This is not a side-effect...
My driving test is tomorrow (skills test, etc.) I am both nervous and excited.
I anticipate it will go well.
i hope
One of the strangest things has been happening to me lately
I can't shake the surreal feeling that this (what is happening day by day) is not really reality. I mean, that of all the things going on in my life, that it isn't just surface stuff. God wanted me to get this CDL liscense with these particular endorsements (passenger bus, School bus) for a reason. I am painting for a reason. Something that is much deeper than what it appears.
Part of what brought this on is this: while I was watching "The Passion" again today, it struck me (the way) that Gibson took what was happening in real time and flashed back. Certain defining moments were triggered by an object, a look, a sound, whereby correlating what was happening to what had already taken place. I noticed this the first time, but hadn't really thought about the meaning, b/c I was trying to keep up with the cinematography.

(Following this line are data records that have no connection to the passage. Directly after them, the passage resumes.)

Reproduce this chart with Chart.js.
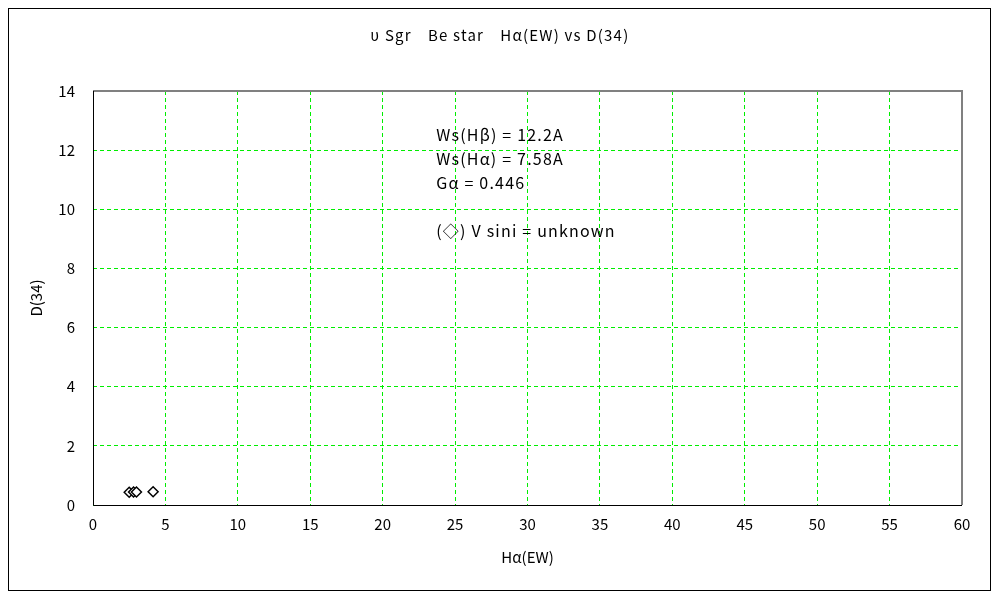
<!DOCTYPE html>
<html>
<head>
  <meta charset="UTF-8">
  <title>υ Sgr Be star Hα(EW) vs D(34)</title>
  <script src="https://cdn.jsdelivr.net/npm/chart.js"></script>
  <style>
    html, body { margin: 0; padding: 0; background: #fff; }
    #wrap { width: 1000px; height: 600px; }
  </style>
</head>
<body>
  <div id="wrap"><canvas id="grafico"></canvas></div>

  <script>
    // datos
    const haEW = [2.5, 2.8, 3.0, 4.15];
    const d34 = [0.43, 0.44, 0.44, 0.45];

    const titulo = 'υ Sgr　Be star　Hα(EW) vs D(34)';
    const notas = ['Ws(Hβ) = 12.2A', 'Ws(Hα) = 7.58A', 'Gα = 0.446', '', '(◇) V sini = unknown'];
    const notaPos = { x: 23.7, y: 12.5 };

    const fuente = '"Noto Sans CJK JP", "Noto Sans", sans-serif';

    // marco exterior, titulo, borde del area y notas
    const decoracion = {
      id: 'decoracion',
      beforeDraw(chart) {
        const c = chart.ctx;
        c.save();
        c.fillStyle = '#fff';
        c.fillRect(0, 0, chart.width, chart.height);
        c.strokeStyle = '#000';
        c.lineWidth = 1;
        c.strokeRect(8.5, 8.5, 982, 582);
        c.fillStyle = '#000';
        c.font = '15px ' + fuente;
        c.letterSpacing = '1.2px';
        c.textAlign = 'center';
        c.textBaseline = 'middle';
        c.fillText(titulo, 500, 35);
        c.restore();
      },
      afterDatasetsDraw(chart) {
        const c = chart.ctx;
        const a = chart.chartArea;
        c.save();
        c.strokeStyle = '#808080';
        c.lineWidth = 2;
        c.beginPath();
        c.moveTo(a.left, a.top);
        c.lineTo(a.right, a.top);
        c.lineTo(a.right, a.bottom);
        c.stroke();
        c.strokeStyle = '#000';
        c.lineWidth = 1;
        c.beginPath();
        c.moveTo(a.left + 0.5, a.top);
        c.lineTo(a.left + 0.5, a.bottom + 0.5);
        c.lineTo(a.right, a.bottom + 0.5);
        c.stroke();

        const px = chart.scales.x.getPixelForValue(notaPos.x);
        const py = chart.scales.y.getPixelForValue(notaPos.y);
        c.fillStyle = '#000';
        c.font = '16px ' + fuente;
        c.letterSpacing = '1.2px';
        c.textAlign = 'left';
        c.textBaseline = 'middle';
        notas.forEach((t, i) => c.fillText(t, px, py + i * 24));
        c.restore();
      }
    };

    const rejilla = {
      color: '#00ee00',
      lineWidth: 1,
      drawTicks: false
    };

    new Chart(document.getElementById('grafico'), {
      type: 'scatter',
      data: {
        datasets: [{
          data: haEW.map((x, i) => ({ x: x, y: d34[i] })),
          pointStyle: 'rectRot',
          pointRadius: 5,
          pointBackgroundColor: '#fff',
          pointBorderColor: '#000',
          pointBorderWidth: 1.5
        }]
      },
      options: {
        responsive: true,
        maintainAspectRatio: false,
        animation: false,
        layout: { padding: { top: 91, right: 38, left: 0, bottom: 0 } },
        plugins: { legend: { display: false }, tooltip: { enabled: false } },
        scales: {
          x: {
            type: 'linear', min: 0, max: 60,
            grid: rejilla,
            border: { display: false, dash: [4, 3] },
            ticks: { stepSize: 5, padding: 10, color: '#000', font: { family: fuente, size: 15 } },
            title: { display: true, text: 'Hα(EW)', color: '#000', font: { family: fuente, size: 15 }, padding: { top: 0, bottom: 34 } },
            afterFit(s) { s.height = 95; }
          },
          y: {
            type: 'linear', min: 0, max: 14,
            grid: rejilla,
            border: { display: false, dash: [4, 3] },
            ticks: { stepSize: 2, padding: 18, color: '#000', font: { family: fuente, size: 15 } },
            title: { display: true, text: 'D(34)', color: '#000', font: { family: fuente, size: 15 }, padding: { top: 27, bottom: 0 } },
            afterFit(s) { s.width = 93; }
          }
        }
      },
      plugins: [decoracion]
    });
  </script>
</body>
</html>
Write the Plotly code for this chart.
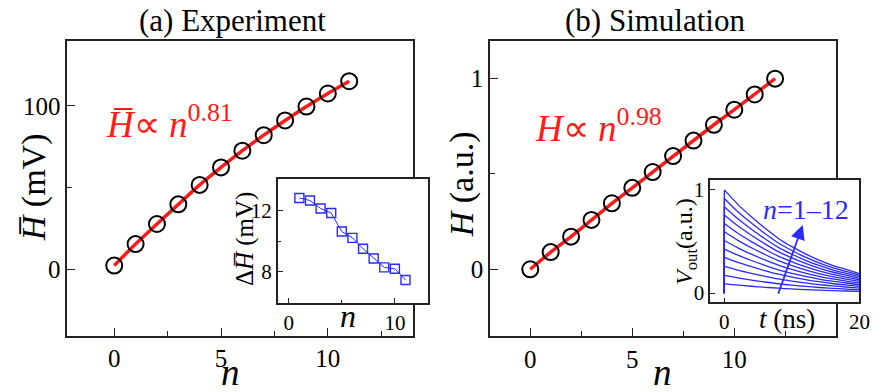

The last two or three days, more than once a day, the thought would come as I pulled out of my driveway..."There is more to life than what I see." That sounds obvious to me as I write this. But I am understanding that in a deeper way than ever. There were really good things in MD and I can't let my "prejudice" (for lack of a better term) against Albuquerque taint my contentment. I know this is where God has me. He has proven it over and over. I kept thinking today that i should take this time with my sister for the next couple of weeks and really pay attention.
I guess what I am trying to get at is this: The reality of life in Christ is becoming sharper and more real than the world I live in. Although this seemed the case in MD, I believe this is the actual working of this principle. And it is nothing of my doing. I am, frankly, quite surprised by it all. He promised he would make all things new and I see that beginning to happen. And I know it is the season right now.
And for all you who think this is soley from having to get up early everyday....well....it's not. (pout)
P.S. There was an interesting segment during my classroom training last week. It was on bus discipline. Strangely enough, it gave me excellent tools for communicating with my father. (remember that prayer request?) and a peace about being able to do exactly that.